On 26 Mar 2010, at 21:32, erik quanstrom wrote:
Oh, yeah, lets all learn about namespaces and the counterintuitive
things they do and don't do, and compiling and everything to do when
it goes wrong, and a billion other things JUST to save devs having to
work out a good solution!
mmm. i don't know of any counterintuative things
that namespaces do. do you have an example?
further, you're going to have to know how namespaces
work to use plan 9 interactively or as a developer.
I wish I could put my finger on a specific example. Coming from Linux
I really struggled to understand how name spaces and file servers
worked together for some time. One day it just clicked, and I think it
was well worth learning, but compiling stuff isn't in the same class,
it's a means to an end and more of a chore. I take the perspective
that computers should reduce chores as much as they possibly can. ;)

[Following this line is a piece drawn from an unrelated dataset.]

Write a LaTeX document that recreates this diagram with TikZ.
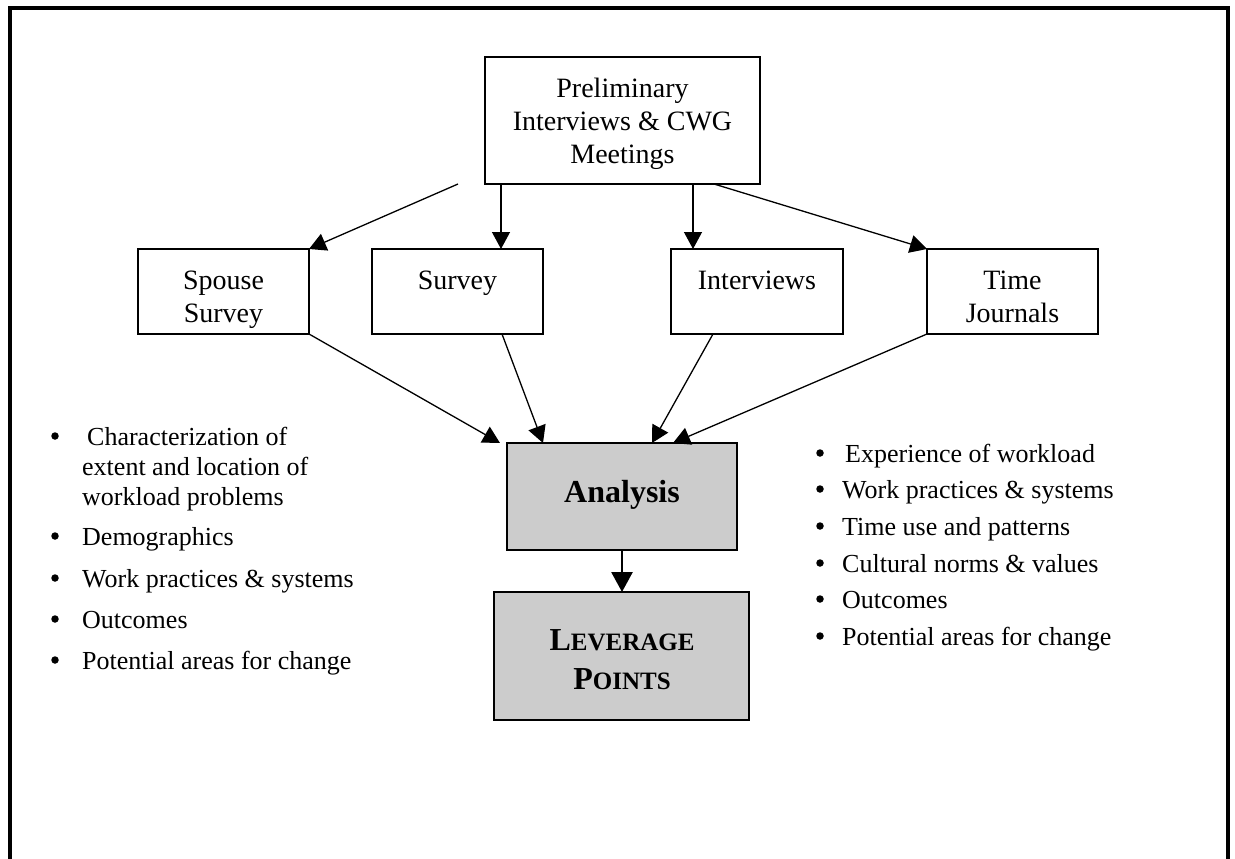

i think the valid — and deep — question here is how
complicated a namespace one wishes to construct.
i see practical limits to how many entries a human can
understand. the machine of course, doesn't care.
Indeed, and a limit which varies from person to person, hence why I'm
fighting namespace growth. ;) You could say I'm trading one complexity
for another: arguing for growing system directories instead. I find a
good package manager helps a great deal with the filesystem. When you
can query to find which package a file comes from, then query on the
package name to find the docs, config files, executables, anything you
want by filename and then some, that's quite a help with organising.
You know... /opt style might not be so bad after all. It may make the
namespace a long list, but it would be a list which could very easily
be grepped for package name and I'm sure quite a simple script could
find which package a file in the 'bound tree' is really in.
--
Simplicity does not precede complexity, but follows it.